## Supplied data
[Start]
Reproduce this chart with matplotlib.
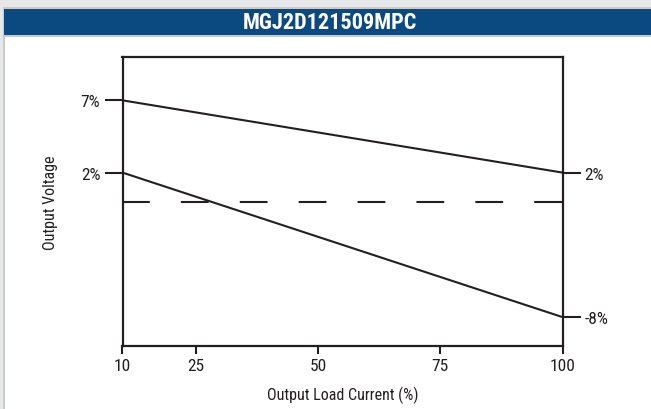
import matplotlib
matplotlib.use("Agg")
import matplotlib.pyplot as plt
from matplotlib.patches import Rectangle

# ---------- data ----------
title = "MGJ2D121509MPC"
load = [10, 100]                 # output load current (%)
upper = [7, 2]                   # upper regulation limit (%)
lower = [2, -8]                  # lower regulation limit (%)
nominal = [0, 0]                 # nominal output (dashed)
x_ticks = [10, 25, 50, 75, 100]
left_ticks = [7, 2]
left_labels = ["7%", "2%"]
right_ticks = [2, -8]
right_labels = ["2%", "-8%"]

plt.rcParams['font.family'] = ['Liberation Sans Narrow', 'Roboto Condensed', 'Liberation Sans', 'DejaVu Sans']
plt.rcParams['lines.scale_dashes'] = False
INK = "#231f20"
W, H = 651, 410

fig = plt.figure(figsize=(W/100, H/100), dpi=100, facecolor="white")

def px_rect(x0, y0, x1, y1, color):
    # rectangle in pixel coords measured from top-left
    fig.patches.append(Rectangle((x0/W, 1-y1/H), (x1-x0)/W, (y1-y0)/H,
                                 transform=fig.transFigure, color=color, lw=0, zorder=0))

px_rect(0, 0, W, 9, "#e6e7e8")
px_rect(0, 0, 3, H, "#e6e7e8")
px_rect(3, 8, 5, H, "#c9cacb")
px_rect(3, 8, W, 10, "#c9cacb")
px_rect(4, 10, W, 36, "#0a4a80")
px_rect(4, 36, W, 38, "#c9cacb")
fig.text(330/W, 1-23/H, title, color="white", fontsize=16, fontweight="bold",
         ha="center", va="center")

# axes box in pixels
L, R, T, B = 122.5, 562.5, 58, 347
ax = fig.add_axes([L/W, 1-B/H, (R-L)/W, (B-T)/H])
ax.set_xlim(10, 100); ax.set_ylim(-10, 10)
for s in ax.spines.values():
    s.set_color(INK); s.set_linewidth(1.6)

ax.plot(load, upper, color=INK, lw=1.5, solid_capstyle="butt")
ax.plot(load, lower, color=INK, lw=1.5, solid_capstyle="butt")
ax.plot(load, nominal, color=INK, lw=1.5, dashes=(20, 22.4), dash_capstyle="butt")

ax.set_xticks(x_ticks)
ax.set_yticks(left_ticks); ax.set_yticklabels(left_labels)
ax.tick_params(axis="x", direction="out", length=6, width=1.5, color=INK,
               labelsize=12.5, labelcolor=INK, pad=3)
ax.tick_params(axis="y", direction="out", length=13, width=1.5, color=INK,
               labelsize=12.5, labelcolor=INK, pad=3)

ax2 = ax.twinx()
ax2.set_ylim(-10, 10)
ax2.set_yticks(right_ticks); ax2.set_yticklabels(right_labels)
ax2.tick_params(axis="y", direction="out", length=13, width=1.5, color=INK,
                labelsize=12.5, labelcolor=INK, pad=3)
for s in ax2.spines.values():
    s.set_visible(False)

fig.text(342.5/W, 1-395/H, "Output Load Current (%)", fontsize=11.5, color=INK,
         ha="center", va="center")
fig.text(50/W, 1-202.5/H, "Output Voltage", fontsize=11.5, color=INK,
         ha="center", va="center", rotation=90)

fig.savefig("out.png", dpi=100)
[End]
[Start]
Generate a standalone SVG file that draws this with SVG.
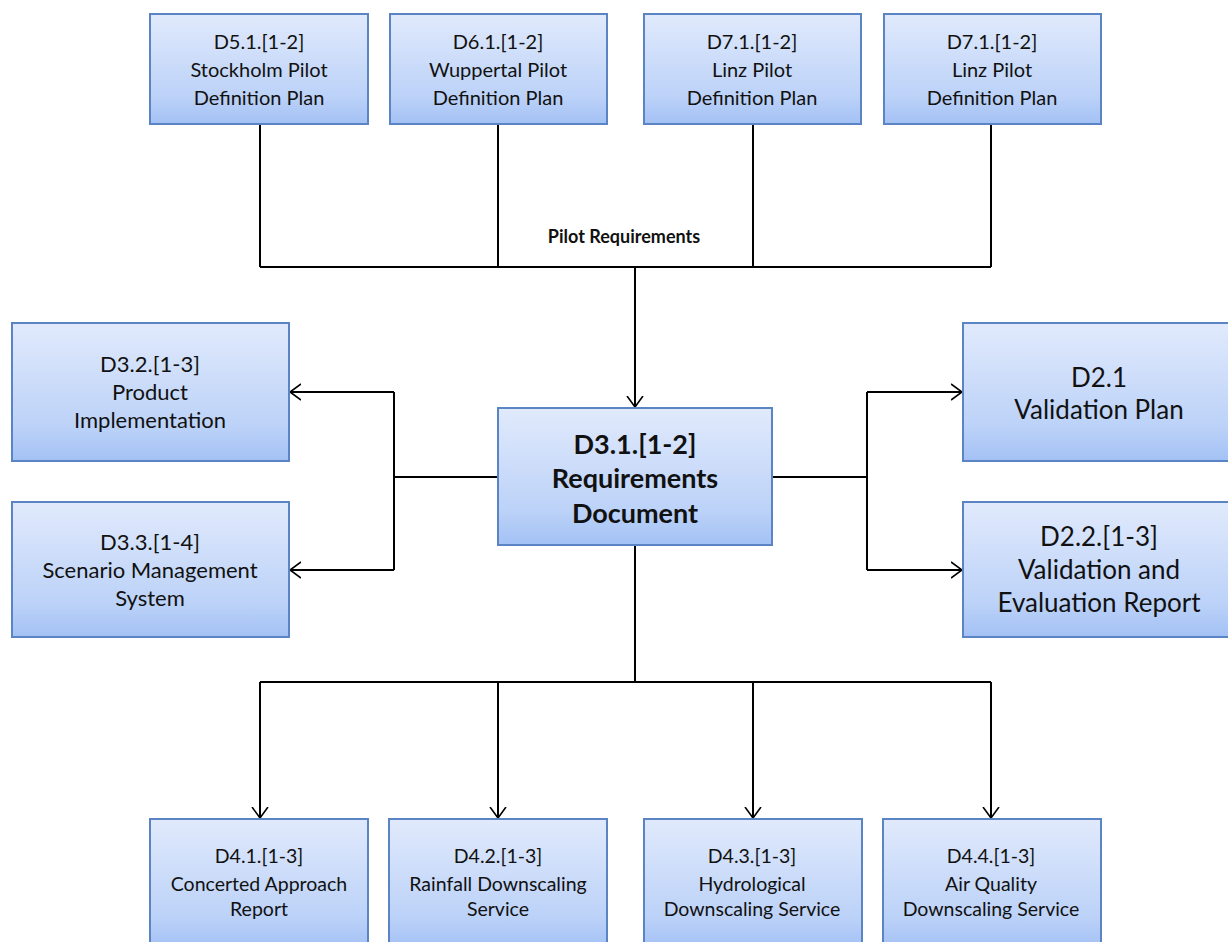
[End]
[Start]
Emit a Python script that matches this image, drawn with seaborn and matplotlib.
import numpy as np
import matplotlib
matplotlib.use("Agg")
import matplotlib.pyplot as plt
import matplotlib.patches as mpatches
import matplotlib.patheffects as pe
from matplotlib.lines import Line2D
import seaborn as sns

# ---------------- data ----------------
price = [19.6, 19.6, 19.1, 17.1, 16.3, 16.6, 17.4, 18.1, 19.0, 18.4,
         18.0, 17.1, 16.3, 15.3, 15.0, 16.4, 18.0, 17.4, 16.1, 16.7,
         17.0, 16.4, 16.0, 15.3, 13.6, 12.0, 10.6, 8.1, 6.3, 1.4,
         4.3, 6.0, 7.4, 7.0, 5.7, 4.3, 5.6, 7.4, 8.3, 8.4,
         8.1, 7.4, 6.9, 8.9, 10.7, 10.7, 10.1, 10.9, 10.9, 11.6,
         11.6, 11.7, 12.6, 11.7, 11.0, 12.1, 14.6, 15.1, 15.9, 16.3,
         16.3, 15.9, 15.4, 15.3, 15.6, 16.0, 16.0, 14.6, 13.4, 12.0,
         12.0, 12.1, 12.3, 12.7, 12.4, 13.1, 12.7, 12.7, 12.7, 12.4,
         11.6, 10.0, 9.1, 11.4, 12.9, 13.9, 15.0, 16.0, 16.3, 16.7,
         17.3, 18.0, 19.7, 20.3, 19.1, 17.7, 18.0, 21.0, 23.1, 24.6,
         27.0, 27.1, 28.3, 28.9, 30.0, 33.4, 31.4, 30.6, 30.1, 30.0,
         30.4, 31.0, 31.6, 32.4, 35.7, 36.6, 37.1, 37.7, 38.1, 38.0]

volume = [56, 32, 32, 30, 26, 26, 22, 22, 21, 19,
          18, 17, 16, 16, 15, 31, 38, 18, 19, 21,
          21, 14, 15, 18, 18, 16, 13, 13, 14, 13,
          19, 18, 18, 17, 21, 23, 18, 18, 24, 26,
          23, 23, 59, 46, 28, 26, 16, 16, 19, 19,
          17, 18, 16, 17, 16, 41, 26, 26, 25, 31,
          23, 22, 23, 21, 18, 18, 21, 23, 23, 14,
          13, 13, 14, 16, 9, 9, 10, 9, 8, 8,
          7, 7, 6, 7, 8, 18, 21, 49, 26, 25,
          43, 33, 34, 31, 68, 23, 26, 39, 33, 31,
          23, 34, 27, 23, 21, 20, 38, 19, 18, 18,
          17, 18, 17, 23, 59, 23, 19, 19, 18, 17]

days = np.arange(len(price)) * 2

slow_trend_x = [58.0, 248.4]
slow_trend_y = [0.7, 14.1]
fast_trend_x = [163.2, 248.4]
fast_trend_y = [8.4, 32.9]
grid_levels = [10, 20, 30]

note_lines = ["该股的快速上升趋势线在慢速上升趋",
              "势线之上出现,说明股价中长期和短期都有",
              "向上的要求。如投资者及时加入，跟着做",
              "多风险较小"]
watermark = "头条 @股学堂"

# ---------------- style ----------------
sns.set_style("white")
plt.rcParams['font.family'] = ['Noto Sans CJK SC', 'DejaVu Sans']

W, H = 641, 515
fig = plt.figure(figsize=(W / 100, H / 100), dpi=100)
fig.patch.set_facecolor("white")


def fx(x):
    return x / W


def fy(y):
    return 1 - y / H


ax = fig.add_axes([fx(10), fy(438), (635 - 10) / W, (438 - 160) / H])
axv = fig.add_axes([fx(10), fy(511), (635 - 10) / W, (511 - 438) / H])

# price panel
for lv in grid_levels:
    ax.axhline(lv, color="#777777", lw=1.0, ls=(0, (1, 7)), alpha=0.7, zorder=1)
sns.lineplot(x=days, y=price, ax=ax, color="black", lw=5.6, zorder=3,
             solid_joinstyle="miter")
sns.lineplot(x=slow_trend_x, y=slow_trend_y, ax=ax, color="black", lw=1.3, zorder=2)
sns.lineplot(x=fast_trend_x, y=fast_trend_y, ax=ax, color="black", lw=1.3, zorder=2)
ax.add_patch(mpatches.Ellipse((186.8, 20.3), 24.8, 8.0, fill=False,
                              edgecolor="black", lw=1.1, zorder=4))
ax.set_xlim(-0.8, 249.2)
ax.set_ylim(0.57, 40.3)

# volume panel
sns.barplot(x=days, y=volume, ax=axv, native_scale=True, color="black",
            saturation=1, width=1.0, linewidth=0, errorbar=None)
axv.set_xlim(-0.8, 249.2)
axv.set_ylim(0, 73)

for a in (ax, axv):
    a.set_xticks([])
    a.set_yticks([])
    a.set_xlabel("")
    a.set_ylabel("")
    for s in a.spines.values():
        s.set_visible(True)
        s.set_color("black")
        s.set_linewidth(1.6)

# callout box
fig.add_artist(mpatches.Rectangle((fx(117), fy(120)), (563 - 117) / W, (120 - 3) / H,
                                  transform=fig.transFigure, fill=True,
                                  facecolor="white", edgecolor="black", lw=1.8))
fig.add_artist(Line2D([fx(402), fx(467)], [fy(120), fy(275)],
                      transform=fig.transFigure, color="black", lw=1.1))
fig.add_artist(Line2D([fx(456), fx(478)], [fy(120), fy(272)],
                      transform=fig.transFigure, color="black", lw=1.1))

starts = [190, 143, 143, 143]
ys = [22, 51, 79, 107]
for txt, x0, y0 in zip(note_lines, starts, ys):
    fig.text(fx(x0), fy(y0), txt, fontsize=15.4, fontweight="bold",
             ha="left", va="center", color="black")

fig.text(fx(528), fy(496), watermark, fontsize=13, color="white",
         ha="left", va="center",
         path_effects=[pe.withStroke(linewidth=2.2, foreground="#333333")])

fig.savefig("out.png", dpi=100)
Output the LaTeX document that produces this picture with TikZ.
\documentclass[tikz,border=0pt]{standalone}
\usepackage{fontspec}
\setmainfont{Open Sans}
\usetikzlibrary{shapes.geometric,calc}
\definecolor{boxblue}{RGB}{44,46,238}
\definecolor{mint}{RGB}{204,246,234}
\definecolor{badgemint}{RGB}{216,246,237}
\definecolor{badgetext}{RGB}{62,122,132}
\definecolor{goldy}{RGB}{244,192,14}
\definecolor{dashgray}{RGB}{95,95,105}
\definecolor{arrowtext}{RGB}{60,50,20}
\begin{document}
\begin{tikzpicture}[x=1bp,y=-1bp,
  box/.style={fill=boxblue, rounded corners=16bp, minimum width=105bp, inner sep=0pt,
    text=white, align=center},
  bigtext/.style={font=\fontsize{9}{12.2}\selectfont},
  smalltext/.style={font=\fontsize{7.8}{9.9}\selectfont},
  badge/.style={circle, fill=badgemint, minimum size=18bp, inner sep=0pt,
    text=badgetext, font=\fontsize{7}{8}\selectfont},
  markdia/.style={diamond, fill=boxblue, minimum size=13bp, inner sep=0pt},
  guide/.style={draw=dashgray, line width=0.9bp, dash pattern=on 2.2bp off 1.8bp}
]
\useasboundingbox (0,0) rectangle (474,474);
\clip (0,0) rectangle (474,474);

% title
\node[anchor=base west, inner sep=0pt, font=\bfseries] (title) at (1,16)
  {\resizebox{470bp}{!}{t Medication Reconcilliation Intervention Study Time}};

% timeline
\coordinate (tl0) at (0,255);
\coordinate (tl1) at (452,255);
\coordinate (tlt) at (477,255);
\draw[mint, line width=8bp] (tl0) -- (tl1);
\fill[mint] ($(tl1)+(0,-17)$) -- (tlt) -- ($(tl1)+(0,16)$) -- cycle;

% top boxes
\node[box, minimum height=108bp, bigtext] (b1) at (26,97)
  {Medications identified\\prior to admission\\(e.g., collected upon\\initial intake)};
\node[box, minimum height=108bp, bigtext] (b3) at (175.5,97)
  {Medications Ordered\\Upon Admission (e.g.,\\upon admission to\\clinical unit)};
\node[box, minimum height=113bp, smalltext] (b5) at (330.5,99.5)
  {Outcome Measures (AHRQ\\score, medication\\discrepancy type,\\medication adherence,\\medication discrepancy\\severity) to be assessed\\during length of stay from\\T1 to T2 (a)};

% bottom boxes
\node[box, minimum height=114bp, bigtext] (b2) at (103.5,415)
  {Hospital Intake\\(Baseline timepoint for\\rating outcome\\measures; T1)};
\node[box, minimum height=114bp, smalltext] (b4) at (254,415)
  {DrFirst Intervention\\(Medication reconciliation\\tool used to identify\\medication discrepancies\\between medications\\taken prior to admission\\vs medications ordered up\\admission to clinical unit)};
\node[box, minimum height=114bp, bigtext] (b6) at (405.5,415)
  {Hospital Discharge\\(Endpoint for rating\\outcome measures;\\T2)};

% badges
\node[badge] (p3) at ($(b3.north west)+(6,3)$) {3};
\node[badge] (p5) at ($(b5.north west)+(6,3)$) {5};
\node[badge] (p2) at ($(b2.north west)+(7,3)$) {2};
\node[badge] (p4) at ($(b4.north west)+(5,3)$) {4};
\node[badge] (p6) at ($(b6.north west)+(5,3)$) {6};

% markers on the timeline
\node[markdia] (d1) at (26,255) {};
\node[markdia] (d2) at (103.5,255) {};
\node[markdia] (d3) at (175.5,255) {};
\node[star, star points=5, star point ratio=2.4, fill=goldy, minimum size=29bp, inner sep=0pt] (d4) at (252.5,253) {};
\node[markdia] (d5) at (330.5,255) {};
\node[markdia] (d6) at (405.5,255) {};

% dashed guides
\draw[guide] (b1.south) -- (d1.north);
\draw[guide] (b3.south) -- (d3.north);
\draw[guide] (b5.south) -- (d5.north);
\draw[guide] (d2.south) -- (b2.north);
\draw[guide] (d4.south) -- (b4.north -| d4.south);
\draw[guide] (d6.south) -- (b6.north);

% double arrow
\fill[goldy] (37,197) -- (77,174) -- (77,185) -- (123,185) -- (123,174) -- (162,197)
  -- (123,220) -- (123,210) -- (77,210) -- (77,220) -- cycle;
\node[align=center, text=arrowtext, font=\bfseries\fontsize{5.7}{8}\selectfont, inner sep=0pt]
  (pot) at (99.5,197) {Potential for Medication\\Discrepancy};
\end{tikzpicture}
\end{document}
[End]
Within the material above, extract exactly the lines that start at the line containing "Emit a Python" and stop after the line containing "import seaborn as sns", and only those.

Emit a Python script that matches this image, drawn with seaborn and matplotlib.
import numpy as np
import matplotlib
matplotlib.use("Agg")
import matplotlib.pyplot as plt
import matplotlib.patches as mpatches
import matplotlib.patheffects as pe
from matplotlib.lines import Line2D
import seaborn as sns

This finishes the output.